BAR HARBOR — Fresh from their successes operating the Sea Princess excursion and nature cruise out of Northeast Harbor and the popular Wild Acadia Fun Park in Trenton, brothers Andy and James Allen have expanded their business holdings.
This winter, they have purchased the excursion vessel Lulu that operates lobster fishing cruises to tourists in Bar Harbor. The vessel, which the pair purchased from Capt. John Nicolai, runs up to four two-hour tours daily in season from the Harborside Hotel dock.
“John and Coreen Nicolai have built a wonderful business, and we know they have mixed emotions about retiring,” said James Allen in a recent interview. “We are very excited to be able to continue the work they have started. We are also excited that Ocean Properties has invited us to continue running out of such a world-class facility like the Harborside Hotel.
“We are excited to be running a trip out of Bar Harbor.”
Nicolai worked for 20 years in France as a chef before moving to North Carolina, where he ran a yacht detailing business, and then to Gouldsboro. The current Lulu is the third vessel used in the tours. All three were named “Lulu” in honor of Nicolai’s mother, Lucie, whom his dad affectionately called “Lulu,” according to the company website.
According to the Allens, no major changes are planned in Lulu’s offerings and itinerary. It has operated locally for 19 years.
Trips can accommodate up to 40 people and run three or four times per day. In addition to pulling traps and showing passengers how lobster fishing works, the tours also visits ledges where seals haul out and swings by area lighthouses as well. The vessel and tours have been featured on numerous network television programs.
Although Nicolai operated the boat and narrated the tour at the same time, the Allens said they will probably split those duties between two people.
Tours like those on Lulu operate with a special class of state lobster fishing license. Called a “demonstration” license, it allows the holder to fish up to 20 traps. Unlike sole-operator tours that operate with a recreational, or part-time license, none of the lobsters can be kept. “Everything that’s brought up gets thrown back,” James Allen explained. Crew members can be part of the special license to allow them to handle the lobsters as well.
He added that there is a great demand on the part of visitors, especially from bus tours or from cruise ships, to learn more about Maine’s seafaring heritage.
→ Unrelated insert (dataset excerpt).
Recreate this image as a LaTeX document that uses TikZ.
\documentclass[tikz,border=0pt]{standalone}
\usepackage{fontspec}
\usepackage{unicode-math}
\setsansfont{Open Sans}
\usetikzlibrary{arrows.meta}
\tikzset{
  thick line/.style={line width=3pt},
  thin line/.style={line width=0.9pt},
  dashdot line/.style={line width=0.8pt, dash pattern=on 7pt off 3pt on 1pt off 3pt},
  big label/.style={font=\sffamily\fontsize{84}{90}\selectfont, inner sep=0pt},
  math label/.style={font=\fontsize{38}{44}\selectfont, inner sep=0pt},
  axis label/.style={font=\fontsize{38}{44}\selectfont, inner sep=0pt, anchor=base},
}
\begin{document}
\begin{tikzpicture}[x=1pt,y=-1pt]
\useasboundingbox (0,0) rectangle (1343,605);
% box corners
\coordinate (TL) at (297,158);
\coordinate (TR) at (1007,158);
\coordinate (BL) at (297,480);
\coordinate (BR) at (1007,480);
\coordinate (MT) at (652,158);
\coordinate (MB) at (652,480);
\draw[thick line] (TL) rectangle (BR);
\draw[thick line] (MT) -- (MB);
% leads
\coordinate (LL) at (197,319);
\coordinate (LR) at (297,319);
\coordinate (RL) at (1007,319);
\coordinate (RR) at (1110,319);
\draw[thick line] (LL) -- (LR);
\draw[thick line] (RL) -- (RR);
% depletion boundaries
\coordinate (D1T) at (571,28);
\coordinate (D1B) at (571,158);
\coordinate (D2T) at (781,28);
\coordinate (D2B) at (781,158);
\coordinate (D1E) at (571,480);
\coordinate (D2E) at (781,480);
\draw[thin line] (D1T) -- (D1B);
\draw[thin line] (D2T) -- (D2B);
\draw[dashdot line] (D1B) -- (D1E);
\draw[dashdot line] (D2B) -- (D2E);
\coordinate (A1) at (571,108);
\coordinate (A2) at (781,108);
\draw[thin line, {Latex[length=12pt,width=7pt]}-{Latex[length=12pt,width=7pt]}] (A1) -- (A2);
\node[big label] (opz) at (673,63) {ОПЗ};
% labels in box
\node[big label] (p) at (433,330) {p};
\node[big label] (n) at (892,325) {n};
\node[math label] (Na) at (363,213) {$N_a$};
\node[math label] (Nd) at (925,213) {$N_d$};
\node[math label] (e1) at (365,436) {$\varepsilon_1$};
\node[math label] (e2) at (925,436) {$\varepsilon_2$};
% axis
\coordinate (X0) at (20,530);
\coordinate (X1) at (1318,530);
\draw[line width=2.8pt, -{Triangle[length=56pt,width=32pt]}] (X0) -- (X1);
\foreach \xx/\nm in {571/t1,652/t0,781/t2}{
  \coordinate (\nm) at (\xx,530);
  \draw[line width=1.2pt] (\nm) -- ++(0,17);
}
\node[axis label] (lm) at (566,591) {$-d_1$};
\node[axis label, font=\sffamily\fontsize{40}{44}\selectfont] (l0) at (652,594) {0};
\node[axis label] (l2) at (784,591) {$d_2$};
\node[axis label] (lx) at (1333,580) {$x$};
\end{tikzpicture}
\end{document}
“Lobstering is such an important part of this community, and we love the idea of being able to educate visitors about all that goes into this industry,” James Allen said. “Though we touch on lobstering with the Sea Princess, we aren’t set up to actually show what’s it’s like to haul/bait traps and how that all works.
“We hope in a small way that by helping visitors to understand the challenges of lobstering that they’ll better appreciate the lobsters that they buy here in Maine.”
The Allens have run Sea Princess since 2005. It runs from the town dock in Northeast Harbor, out to the Cranberry Islands and up Somes Sound. Wildlife trips with Acadia National Park naturalists, along with sunset excursions, are offered.
“With everything we do with the Sea Princess, buying the Lulu was right in our wheelhouse,” James said.
Insuring a quality visitor experience is the company’s top priority, Andy Allen said. “As with our other businesses, we are 100 percent committed to the visitor experience and are only interested in providing top-notch service to our guests.”
Along with the boat trips and fun park, the brothers also sell advertising onto a seasonal visitor’s map via the Discovery Map franchise.
In early 2016, the Lulu Lobster Boat Ride won an award for outstanding marketing and promotion at the Governor’s Conference on Tourism. In 2015, the lobster boat ride was named one of the top passenger excursion experiences in the world for Holland American Line passengers.